# Economic Feeding



## RosemaryB (Sep 3, 2008)

I have six dogs 1 terrier mix, 1 pug/chihuaha mix, 2 dachshounds & 2 poodles ranging in age from 2 years to 9 years. I have been feeding them Science Diet Lite to maintain some control over calories because I free feed during the day when I am at work - long hours away. I am averaging $50.00 a month and currently looking for a more economical brand or a way to eliminate the free feed option but still figure out who ate so no one misses out. Any suggestions? Thanks, RosemaryB


----------



## rockymtsweetie82 (Jul 24, 2008)

I feed my dogs in the morning when I wake up, and in the evening about 5pm. They each get a cup of food and they do wonderful. We tried free feeding but they 1) Got nasty with sharing and 2) My son would overturn the dog bowl and it would spill everywhere. So instead of cleaning up messes every day and dealing with arguing dogs, I just separated the bowls and give them each a cup twice a day. It also saved a ton on buying.


----------



## BabyHusky (Jul 21, 2008)

I feed my pup at 6am and then at 6pm after i get home from work. Granted, I'm lucky and have my own business so she comes to work with me everyday. What time do you work? If you woke up an hour before you usually do, you can feed on your dogs and make sure each one eats before you leave for work.

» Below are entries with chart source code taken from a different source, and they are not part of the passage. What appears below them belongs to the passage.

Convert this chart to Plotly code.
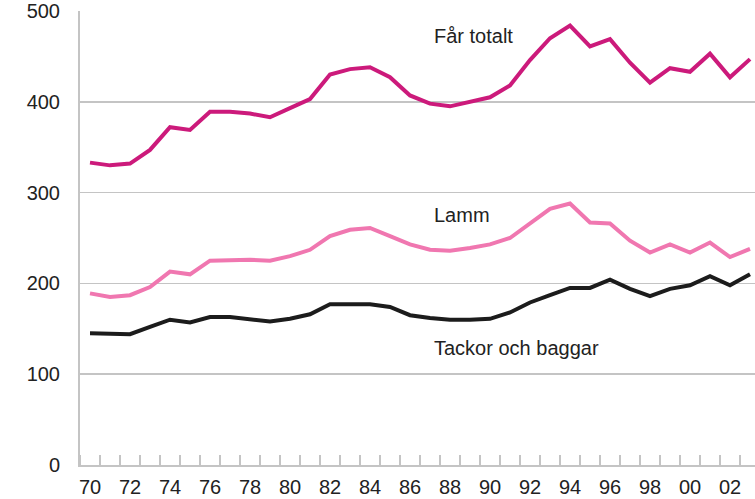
import numpy as np
import plotly.graph_objects as go

years = list(range(1970, 2004))
far_totalt = [333, 330, 332, 347, 372, 369, 389, 389, 387, 383, 393, 403, 430, 436, 438, 427,
              407, 398, 395, 400, 405, 418, 446, 470, 484, 461, 469, 443, 421, 437, 433, 453, 427, 447]
lamm = [189, 185, 187, 196, 213, 210, 225, 226, 226, 225, 230, 237, 252, 259, 261, 252,
        243, 237, 236, 239, 243, 250, 266, 282, 288, 267, 266, 247, 234, 243, 234, 245, 229, 238]
tackor = [145, 144, 144, 152, 160, 157, 163, 163, 161, 158, 161, 166, 177, 177, 177, 174,
          165, 162, 160, 160, 161, 168, 179, 187, 195, 195, 204, 194, 186, 194, 198, 208, 198, 210]

x_tickvals = list(range(1970, 2003, 2))
x_ticktext = [str(y)[-2:] for y in x_tickvals]
y_tickvals = [0, 100, 200, 300, 400, 500]

series_names = ["Får totalt", "Lamm", "Tackor och baggar"]
label_y = [472, 275, 129]

FONT = "Liberation Sans, Arial, sans-serif"
GRID = "#c4c4c4"

fig = go.Figure()
for name, vals, color in [
    (series_names[0], far_totalt, "#cc1a7b"),
    (series_names[1], lamm, "#f077b0"),
    (series_names[2], tackor, "#1c1c1c"),
]:
    fig.add_trace(go.Scatter(x=years, y=vals, mode="lines", name=name,
                             line=dict(color=color, width=4)))

for name, ly in zip(series_names, label_y):
    fig.add_annotation(x=1987.1, y=ly, text=name, showarrow=False, xanchor="left",
                       yanchor="middle", font=dict(family=FONT, size=20, color="#222222"))

fig.update_layout(
    width=755, height=499,
    margin=dict(l=80, r=0, t=11, b=34, autoexpand=False),
    paper_bgcolor="white", plot_bgcolor="white",
    showlegend=False,
    font=dict(family=FONT, size=20, color="#222222"),
)
fig.update_xaxes(
    range=[1969.5, 2003.25], automargin=False,
    tickmode="array", tickvals=x_tickvals, ticktext=x_ticktext,
    ticks="outside", ticklen=3, tickcolor="rgba(0,0,0,0)",
    showgrid=False, zeroline=False,
    showline=True, linecolor=GRID, linewidth=2,
    minor=dict(tickmode="linear", tick0=1969.5, dtick=1, ticks="inside",
               ticklen=10, tickcolor=GRID, tickwidth=2, showgrid=False),
    tickfont=dict(family=FONT, size=20, color="#222222"),
)
fig.update_yaxes(
    range=[0, 500], automargin=False,
    tickmode="array", tickvals=y_tickvals,
    ticks="outside", ticklen=14, tickcolor="rgba(0,0,0,0)",
    showgrid=True, gridcolor=GRID, gridwidth=1.5,
    zeroline=False,
    showline=True, linecolor=GRID, linewidth=2,
    tickfont=dict(family=FONT, size=20, color="#222222"),
)

fig.write_html(
    "out.html",
    config={"displayModeBar": False, "staticPlot": True},
    post_script="document.body.style.margin='0';document.body.style.overflow='hidden';",
)
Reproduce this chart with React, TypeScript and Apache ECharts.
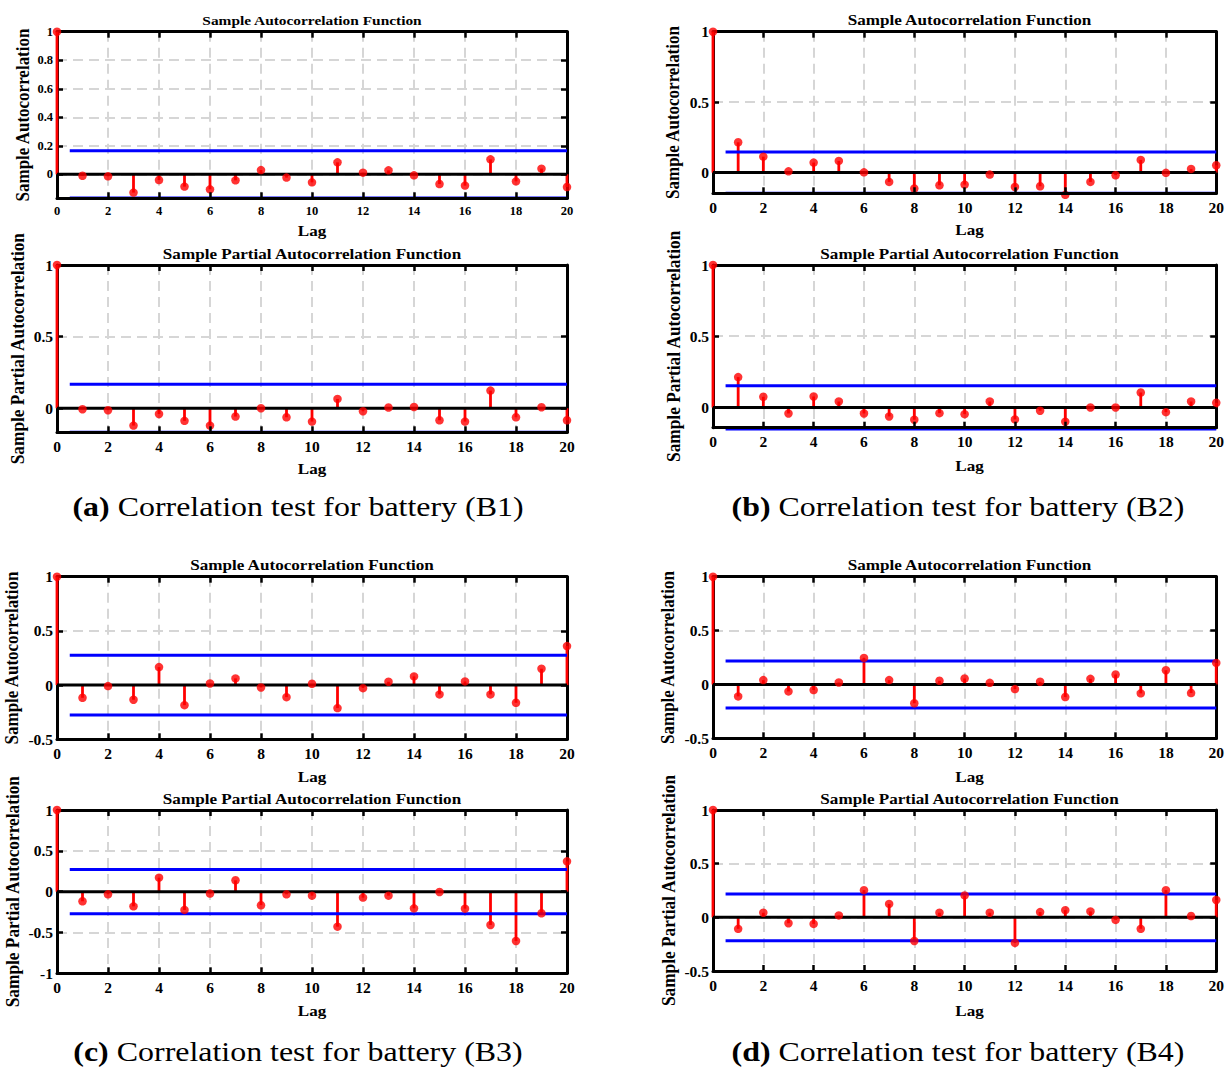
import React, { useEffect, useRef } from 'react';
import * as echarts from 'echarts';

const FONT = "'Liberation Serif', 'Times New Roman', serif";

// ---------- data ----------
const lags = [0, 1, 2, 3, 4, 5, 6, 7, 8, 9, 10, 11, 12, 13, 14, 15, 16, 17, 18, 19, 20];
const xTicks = [0, 2, 4, 6, 8, 10, 12, 14, 16, 18, 20];

const acfB1 = [1, -0.01, -0.014, -0.128, -0.04, -0.086, -0.105, -0.042, 0.03, -0.023, -0.056, 0.084, 0.012, 0.028, -0.007, -0.068, -0.079, 0.105, -0.049, 0.04, -0.089];
const pacfB1 = [1, -0.007, -0.014, -0.121, -0.04, -0.088, -0.121, -0.058, 0.0, -0.063, -0.093, 0.065, -0.021, 0.005, 0.009, -0.084, -0.093, 0.123, -0.063, 0.007, -0.084];
const acfB2 = [1, 0.215, 0.113, 0.009, 0.071, 0.083, 0.002, -0.066, -0.113, -0.09, -0.085, -0.014, -0.102, -0.097, -0.158, -0.066, -0.019, 0.09, -0.002, 0.026, 0.052];
const pacfB2 = [1, 0.213, 0.075, -0.042, 0.077, 0.042, -0.042, -0.063, -0.086, -0.04, -0.047, 0.042, -0.084, -0.023, -0.1, 0.0, 0.0, 0.105, -0.033, 0.042, 0.033];
const acfB3 = [1, -0.117, -0.009, -0.135, 0.166, -0.185, 0.015, 0.062, -0.022, -0.111, 0.012, -0.212, -0.028, 0.031, 0.08, -0.086, 0.034, -0.086, -0.163, 0.151, 0.36];
const pacfB3 = [1, -0.118, -0.033, -0.18, 0.171, -0.224, -0.024, 0.139, -0.167, -0.033, -0.049, -0.429, -0.073, -0.049, -0.204, -0.004, -0.208, -0.408, -0.604, -0.265, 0.371];
const acfB4 = [1, -0.111, 0.04, -0.065, -0.052, 0.018, 0.246, 0.04, -0.175, 0.034, 0.055, 0.015, -0.043, 0.025, -0.117, 0.052, 0.092, -0.083, 0.132, -0.08, 0.2];
const pacfB4 = [1, -0.107, 0.043, -0.055, -0.061, 0.018, 0.253, 0.125, -0.22, 0.043, 0.204, 0.043, -0.238, 0.049, 0.067, 0.055, -0.024, -0.107, 0.253, 0.012, 0.162];

// confidence bounds (±)
const bounds = [0.166, 0.167, 0.147, 0.152, 0.275, 0.27, 0.218, 0.218];
// y-axis ranges and tick steps
const yMins = [-0.168, -0.168, -0.147, -0.142, -0.5, -1, -0.5, -0.5];
const yMaxs = [1, 1, 1, 1, 1, 1, 1, 1];
const ySteps = [0.2, 0.5, 0.5, 0.5, 0.5, 0.5, 0.5, 0.5];

const ACF_TITLE = 'Sample Autocorrelation Function';
const PACF_TITLE = 'Sample Partial Autocorrelation Function';
const ACF_YNAME = 'Sample Autocorrelation';
const PACF_YNAME = 'Sample Partial Autocorrelation';
const X_NAME = 'Lag';

const captions = [
  { tag: '(a)', text: ' Correlation test for battery (B1)' },
  { tag: '(b)', text: ' Correlation test for battery (B2)' },
  { tag: '(c)', text: ' Correlation test for battery (B3)' },
  { tag: '(d)', text: ' Correlation test for battery (B4)' },
];

const seriesValues = [acfB1, pacfB1, acfB2, pacfB2, acfB3, pacfB3, acfB4, pacfB4];
const titles = [ACF_TITLE, PACF_TITLE, ACF_TITLE, PACF_TITLE, ACF_TITLE, PACF_TITLE, ACF_TITLE, PACF_TITLE];
const yNames = [ACF_YNAME, PACF_YNAME, ACF_YNAME, PACF_YNAME, ACF_YNAME, PACF_YNAME, ACF_YNAME, PACF_YNAME];

// ---------- layout (pixels) ----------
const layout = [
  { left: 57, width: 510, top: 31.7, bottom: 198.3, titleY: 20, lagY: 231, yNameX: 23, titleSize: 13.5, tickSize: 12.5, yNameSize: 17 },
  { left: 57, width: 510, top: 265, bottom: 432.3, titleY: 254, lagY: 469, yNameX: 17, titleSize: 15, tickSize: 15.5, yNameSize: 17.3 },
  { left: 713, width: 513, top: 31.7, bottom: 193.3, titleY: 20, lagY: 230, yNameX: 673, titleSize: 15, tickSize: 15.5, yNameSize: 17 },
  { left: 713, width: 513, top: 265, bottom: 427.7, titleY: 254, lagY: 466, yNameX: 673, titleSize: 15, tickSize: 15.5, yNameSize: 17.3 },
  { left: 57, width: 510, top: 576.7, bottom: 739.3, titleY: 565, lagY: 777, yNameX: 12, titleSize: 15, tickSize: 15.5, yNameSize: 17 },
  { left: 57, width: 510, top: 810, bottom: 973.3, titleY: 799, lagY: 1011, yNameX: 12, titleSize: 15, tickSize: 15.5, yNameSize: 17.3 },
  { left: 713, width: 513, top: 576.7, bottom: 738.3, titleY: 565, lagY: 777, yNameX: 668, titleSize: 15, tickSize: 15.5, yNameSize: 17 },
  { left: 713, width: 513, top: 810, bottom: 971, titleY: 799, lagY: 1011, yNameX: 668, titleSize: 15, tickSize: 15.5, yNameSize: 17.3 },
];
const captionPos = [
  { x: 298, y: 506 },
  { x: 958, y: 506 },
  { x: 298, y: 1051 },
  { x: 958, y: 1051 },
];
const STRETCH = 1.14;

const AXIS_W = 3;
const TICK = { inside: true, length: 6, lineStyle: { color: '#000', width: 2.5 } };
const GRID_LINE = { show: true, lineStyle: { color: '#d6d6d6', width: 2, type: [10, 6] } };

function buildOption() {
  const grid: any[] = [];
  const xAxis: any[] = [];
  const yAxis: any[] = [];
  const series: any[] = [];
  const graphic: any[] = [];

  layout.forEach((L, i) => {
    const step = ySteps[i];
    const b = bounds[i];
    const vals = seriesValues[i];
    grid.push({ left: L.left, top: L.top, width: L.width, height: L.bottom - L.top, containLabel: false });

    const xLabelFmt = (v: number) => (xTicks.indexOf(Math.round(v)) >= 0 ? String(Math.round(v)) : '');
    // bottom x axis (draws over the lower bound line)
    xAxis.push({
      type: 'value', gridIndex: i, position: 'bottom', min: 0, max: 20, interval: 2, z: 5,
      axisLine: { show: true, onZero: false, lineStyle: { color: '#000', width: AXIS_W } },
      axisTick: TICK,
      axisLabel: { show: true, margin: 6, color: '#000', fontFamily: FONT, fontWeight: 'bold', fontSize: L.tickSize, formatter: xLabelFmt },
      splitLine: { show: false },
    });
    // top x axis (vertical dashed grid)
    xAxis.push({
      type: 'value', gridIndex: i, position: 'top', min: 0, max: 20, interval: 2,
      axisLine: { show: true, onZero: false, lineStyle: { color: '#000', width: AXIS_W } },
      axisTick: TICK,
      axisLabel: { show: false },
      splitLine: GRID_LINE,
    });
    const yFmt = (v: number) => {
      const r = v / step;
      if (Math.abs(r - Math.round(r)) > 1e-6) return '';
      return String(Math.round(v * 1000) / 1000);
    };
    yAxis.push({
      type: 'value', gridIndex: i, position: 'left', min: yMins[i], max: yMaxs[i], minInterval: step, maxInterval: step, splitNumber: 4,
      axisLine: { show: true, onZero: false, lineStyle: { color: '#000', width: AXIS_W } },
      axisTick: TICK,
      axisLabel: { show: true, margin: 4, color: '#000', fontFamily: FONT, fontWeight: 'bold', fontSize: L.tickSize, formatter: yFmt },
      splitLine: GRID_LINE,
    });
    yAxis.push({
      type: 'value', gridIndex: i, position: 'right', min: yMins[i], max: yMaxs[i], minInterval: step, maxInterval: step, splitNumber: 4,
      axisLine: { show: true, onZero: false, lineStyle: { color: '#000', width: AXIS_W } },
      axisTick: TICK,
      axisLabel: { show: false },
      splitLine: { show: false },
    });

    const xi = 2 * i;
    const yi = 2 * i;
    const pts = lags.map((l, k) => [l, vals[k]]);
    series.push({
      type: 'bar', xAxisIndex: xi, yAxisIndex: yi, data: pts, barWidth: 2.8, clip: false, z: 2,
      itemStyle: { color: '#ff0000' }, silent: true,
    });
    series.push({
      type: 'line', xAxisIndex: xi, yAxisIndex: yi, data: [[0, 0], [20, 0]], symbol: 'none', z: 3,
      lineStyle: { color: '#000', width: 3 }, silent: true,
    });
    series.push({
      type: 'line', xAxisIndex: xi, yAxisIndex: yi, data: [[0.5, b], [20, b]], symbol: 'none', z: 3, clip: false,
      lineStyle: { color: '#0000ff', width: 3 }, silent: true,
    });
    series.push({
      type: 'line', xAxisIndex: xi, yAxisIndex: yi, data: [[0.5, -b], [20, -b]], symbol: 'none', z: 3, clip: false,
      lineStyle: { color: '#0000ff', width: 3 }, silent: true,
    });
    series.push({
      type: 'scatter', xAxisIndex: xi, yAxisIndex: yi, data: pts, symbol: 'circle', symbolSize: 8.5, clip: false, z: 4,
      itemStyle: { color: '#ff0000' }, silent: true,
    });

    const cx = L.left + L.width / 2;
    graphic.push({
      type: 'text', x: cx, y: L.titleY, z: 10, scaleX: STRETCH,
      style: { text: titles[i], align: 'center', verticalAlign: 'middle', fontFamily: FONT, fontWeight: 'bold', fontSize: L.titleSize, fill: '#000' },
    });
    graphic.push({
      type: 'text', x: cx, y: L.lagY, z: 10, scaleX: STRETCH,
      style: { text: X_NAME, align: 'center', verticalAlign: 'middle', fontFamily: FONT, fontWeight: 'bold', fontSize: 15, fill: '#000' },
    });
    graphic.push({
      type: 'text', x: L.yNameX, y: (L.top + L.bottom) / 2, rotation: Math.PI / 2, scaleY: STRETCH, z: 10,
      style: { text: yNames[i], align: 'center', verticalAlign: 'middle', fontFamily: FONT, fontWeight: 'bold', fontSize: L.yNameSize, fill: '#000' },
    });
  });

  captions.forEach((c, i) => {
    graphic.push({
      type: 'text', x: captionPos[i].x, y: captionPos[i].y, z: 10, scaleX: STRETCH,
      style: {
        text: '{b|' + c.tag + '}' + c.text,
        align: 'center', verticalAlign: 'middle', fontFamily: FONT, fontSize: 28, fill: '#000',
        rich: { b: { fontFamily: FONT, fontSize: 28, fontWeight: 'bold', fill: '#000' } },
      },
    });
  });

  return {
    animation: false,
    backgroundColor: '#ffffff',
    grid, xAxis, yAxis, series, graphic,
  };
}

export default function App() {
  const ref = useRef<HTMLDivElement>(null);
  useEffect(() => {
    if (!ref.current) return;
    const chart = echarts.init(ref.current, undefined, { renderer: 'svg' });
    chart.setOption(buildOption() as any);
    return () => chart.dispose();
  }, []);
  return (
    <div
      ref={ref}
      style={{ position: 'absolute', left: 0, top: 0, width: 1227, height: 1068, background: '#fff' }}
    />
  );
}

Food wise, I understand that economically it can be difficult but I wouldn't sacrifice the quality of food. I personally will not give any of my pets Science Diet even if it was a buck. Hopefully someone else will have better options because I really cannot think of any food thats cheaper than Science Diet and worth it. I know some people were saying Costco brand was better? Not sure...$50 a month for 6 dogs sounds really good. I get close to that with my one dog haha.


----------



## rannmiller (Jun 27, 2008)

Yeah that does sound like a pretty good deal. But eliminating the free feeding will help control the calories and how much food you go through. Just split it into 2 meals and it will make life much easier in that respect. Also, Babyhusky gave a good suggestion, I would feed Kirkland brand over Science Diet any day, plus it's cheaper! $20 for 40 lbs of food and better ingredients. Woo hoo!


----------



## danesandhorses (Sep 14, 2008)

I agree. My aunt changed from Science Diet to Kirkland and cant believe the difference in her dog. Plus the Kirkland brand Vodka is good! He!He!He!


----------